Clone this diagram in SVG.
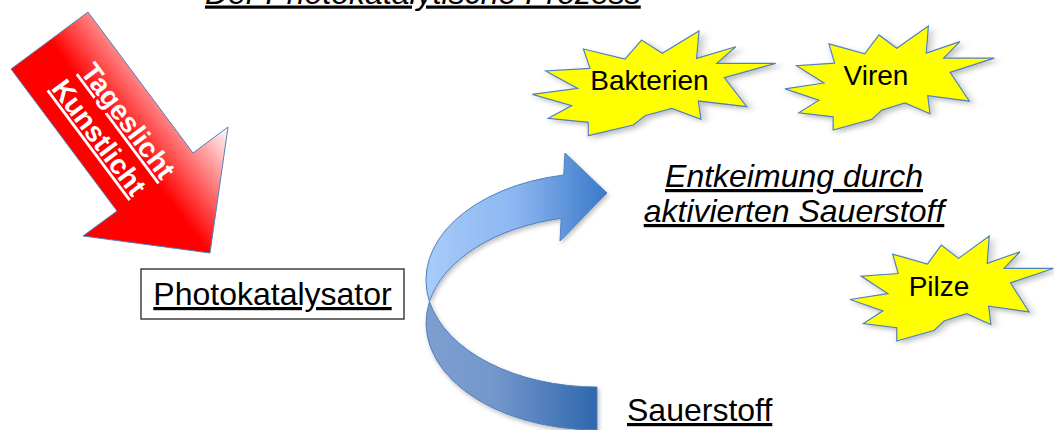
<svg xmlns="http://www.w3.org/2000/svg" xmlns:xlink="http://www.w3.org/1999/xlink" width="1054" height="430" viewBox="0 0 1054 430">
  <style>
    text { font-family: "Liberation Sans", Arial, sans-serif; fill: #000; text-decoration: underline; }
    .t32 { font-size: 32px; }
    .it { font-style: italic; }
    .star-label { font-size: 28px; text-decoration: none; }
    .light { font-size: 28px; font-weight: bold; fill: #fff; }
    .star { fill: #ffff00; stroke: #4f81bd; stroke-width: 1.2; stroke-linejoin: miter; }
    .edge { stroke: #4f81bd; stroke-width: 1; stroke-linejoin: round; }
    .box { fill: #fff; stroke: #404040; stroke-width: 1.5; }
  </style>
  <defs>
    <linearGradient id="redGrad" gradientUnits="userSpaceOnUse" x1="83" y1="236" x2="228" y2="127">
      <stop offset="0" stop-color="#ff0000"/>
      <stop offset="0.5" stop-color="#ff0000"/>
      <stop offset="0.78" stop-color="#ff8e8e"/>
      <stop offset="1" stop-color="#ffffff"/>
    </linearGradient>
    <linearGradient id="frontGrad" gradientUnits="userSpaceOnUse" x1="426" y1="0" x2="607" y2="0">
      <stop offset="0" stop-color="#a8cbfa"/>
      <stop offset="0.5" stop-color="#8ab6f0"/>
      <stop offset="1" stop-color="#3a78c8"/>
    </linearGradient>
    <linearGradient id="backGrad" gradientUnits="userSpaceOnUse" x1="426" y1="0" x2="598" y2="0">
      <stop offset="0" stop-color="#7e9ed0"/>
      <stop offset="0.4" stop-color="#7397cc"/>
      <stop offset="1" stop-color="#2e66ad"/>
    </linearGradient>
    <filter id="shadow" x="-10%" y="-10%" width="125%" height="130%">
      <feDropShadow dx="1.5" dy="2.5" stdDeviation="2" flood-color="#000" flood-opacity="0.25"/>
    </filter>
    <path id="seal" vector-effect="non-scaling-stroke" d="M0,60.5 L18.6,54.8 L5.5,38.2 L23.7,35.7 L21,17.2 L38.1,26.8 L44.9,8.6 L53.4,21.3 L68.5,0 L67.5,26.1 L83.6,15 L75.8,30.9 L100,30.9 L78.9,44.6 L88.1,72.3 L68.2,66.9 L69.3,84.4 L57.3,73.9 L46.3,80.9 L41.5,89.8 L23,100 L23,87.3 L6.6,83.4 L16.2,71.3 Z"/>
  </defs>

  <rect x="0" y="0" width="1054" height="430" fill="#ffffff"/>

  <g id="title">
    <text class="t32 it" x="205" y="3.5">Der Photokatalytische Prozess</text>
  </g>

  <g id="connectors">
    <g id="licht-pfeil">
      <polygon class="edge" fill="url(#redGrad)" points="11,69 88,12 193,153 228,127 210,253 83,236 117,211"/>
      <text class="light" text-anchor="middle" transform="translate(120.4,126.7) rotate(53.2)">Tageslicht</text>
      <text class="light" text-anchor="middle" transform="translate(91.4,143.2) rotate(53.2)">Kunstlicht</text>
    </g>
    <g id="sauerstoff-pfeil" filter="url(#shadow)">
      <path class="edge" fill="url(#backGrad)" d="M429.5,301.5 A171,107 0 0 0 597,430 L597,387 A171,107 0 0 1 429.5,301.5 Z"/>
      <path class="edge" fill="url(#frontGrad)" d="M429.5,301.5 A171,107 0 0 1 563.75,175 L565,153 L607,193 L560,241 L561.2,218.4 A171,107 0 0 0 429.5,301.5 Z"/>
    </g>
  </g>

  <g id="photokatalysator">
    <rect class="box" x="141" y="269" width="263" height="50"/>
    <text class="t32" x="272.5" y="305" text-anchor="middle">Photokatalysator</text>
  </g>

  <g id="bakterien">
    <use xlink:href="#seal" class="star" filter="url(#shadow)" transform="translate(532.3,31) scale(2.434,1.047)"/>
    <text class="star-label" x="649.5" y="90" text-anchor="middle">Bakterien</text>
  </g>

  <g id="viren">
    <use xlink:href="#seal" class="star" filter="url(#shadow)" transform="translate(785,26) scale(2.093,1.04)"/>
    <text class="star-label" x="876" y="85" text-anchor="middle">Viren</text>
  </g>

  <g id="pilze">
    <use xlink:href="#seal" class="star" filter="url(#shadow)" transform="translate(850,236) scale(2.033,1.05)"/>
    <text class="star-label" x="939" y="296" text-anchor="middle">Pilze</text>
  </g>

  <g id="entkeimung">
    <text class="t32 it" x="794" y="187" text-anchor="middle">Entkeimung durch</text>
    <text class="t32 it" x="794" y="222" text-anchor="middle">aktivierten Sauerstoff</text>
  </g>

  <g id="sauerstoff">
    <text class="t32" x="627" y="421">Sauerstoff</text>
  </g>
</svg>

▶ _Do this_
Send back the data above word for word, with the pictures left out.

▶ _Task result_
Clone this diagram in SVG.
<svg xmlns="http://www.w3.org/2000/svg" xmlns:xlink="http://www.w3.org/1999/xlink" width="1054" height="430" viewBox="0 0 1054 430">
  <style>
    text { font-family: "Liberation Sans", Arial, sans-serif; fill: #000; text-decoration: underline; }
    .t32 { font-size: 32px; }
    .it { font-style: italic; }
    .star-label { font-size: 28px; text-decoration: none; }
    .light { font-size: 28px; font-weight: bold; fill: #fff; }
    .star { fill: #ffff00; stroke: #4f81bd; stroke-width: 1.2; stroke-linejoin: miter; }
    .edge { stroke: #4f81bd; stroke-width: 1; stroke-linejoin: round; }
    .box { fill: #fff; stroke: #404040; stroke-width: 1.5; }
  </style>
  <defs>
    <linearGradient id="redGrad" gradientUnits="userSpaceOnUse" x1="83" y1="236" x2="228" y2="127">
      <stop offset="0" stop-color="#ff0000"/>
      <stop offset="0.5" stop-color="#ff0000"/>
      <stop offset="0.78" stop-color="#ff8e8e"/>
      <stop offset="1" stop-color="#ffffff"/>
    </linearGradient>
    <linearGradient id="frontGrad" gradientUnits="userSpaceOnUse" x1="426" y1="0" x2="607" y2="0">
      <stop offset="0" stop-color="#a8cbfa"/>
      <stop offset="0.5" stop-color="#8ab6f0"/>
      <stop offset="1" stop-color="#3a78c8"/>
    </linearGradient>
    <linearGradient id="backGrad" gradientUnits="userSpaceOnUse" x1="426" y1="0" x2="598" y2="0">
      <stop offset="0" stop-color="#7e9ed0"/>
      <stop offset="0.4" stop-color="#7397cc"/>
      <stop offset="1" stop-color="#2e66ad"/>
    </linearGradient>
    <filter id="shadow" x="-10%" y="-10%" width="125%" height="130%">
      <feDropShadow dx="1.5" dy="2.5" stdDeviation="2" flood-color="#000" flood-opacity="0.25"/>
    </filter>
    <path id="seal" vector-effect="non-scaling-stroke" d="M0,60.5 L18.6,54.8 L5.5,38.2 L23.7,35.7 L21,17.2 L38.1,26.8 L44.9,8.6 L53.4,21.3 L68.5,0 L67.5,26.1 L83.6,15 L75.8,30.9 L100,30.9 L78.9,44.6 L88.1,72.3 L68.2,66.9 L69.3,84.4 L57.3,73.9 L46.3,80.9 L41.5,89.8 L23,100 L23,87.3 L6.6,83.4 L16.2,71.3 Z"/>
  </defs>

  <rect x="0" y="0" width="1054" height="430" fill="#ffffff"/>

  <g id="title">
    <text class="t32 it" x="205" y="3.5">Der Photokatalytische Prozess</text>
  </g>

  <g id="connectors">
    <g id="licht-pfeil">
      <polygon class="edge" fill="url(#redGrad)" points="11,69 88,12 193,153 228,127 210,253 83,236 117,211"/>
      <text class="light" text-anchor="middle" transform="translate(120.4,126.7) rotate(53.2)">Tageslicht</text>
      <text class="light" text-anchor="middle" transform="translate(91.4,143.2) rotate(53.2)">Kunstlicht</text>
    </g>
    <g id="sauerstoff-pfeil" filter="url(#shadow)">
      <path class="edge" fill="url(#backGrad)" d="M429.5,301.5 A171,107 0 0 0 597,430 L597,387 A171,107 0 0 1 429.5,301.5 Z"/>
      <path class="edge" fill="url(#frontGrad)" d="M429.5,301.5 A171,107 0 0 1 563.75,175 L565,153 L607,193 L560,241 L561.2,218.4 A171,107 0 0 0 429.5,301.5 Z"/>
    </g>
  </g>

  <g id="photokatalysator">
    <rect class="box" x="141" y="269" width="263" height="50"/>
    <text class="t32" x="272.5" y="305" text-anchor="middle">Photokatalysator</text>
  </g>

  <g id="bakterien">
    <use xlink:href="#seal" class="star" filter="url(#shadow)" transform="translate(532.3,31) scale(2.434,1.047)"/>
    <text class="star-label" x="649.5" y="90" text-anchor="middle">Bakterien</text>
  </g>

  <g id="viren">
    <use xlink:href="#seal" class="star" filter="url(#shadow)" transform="translate(785,26) scale(2.093,1.04)"/>
    <text class="star-label" x="876" y="85" text-anchor="middle">Viren</text>
  </g>

  <g id="pilze">
    <use xlink:href="#seal" class="star" filter="url(#shadow)" transform="translate(850,236) scale(2.033,1.05)"/>
    <text class="star-label" x="939" y="296" text-anchor="middle">Pilze</text>
  </g>

  <g id="entkeimung">
    <text class="t32 it" x="794" y="187" text-anchor="middle">Entkeimung durch</text>
    <text class="t32 it" x="794" y="222" text-anchor="middle">aktivierten Sauerstoff</text>
  </g>

  <g id="sauerstoff">
    <text class="t32" x="627" y="421">Sauerstoff</text>
  </g>
</svg>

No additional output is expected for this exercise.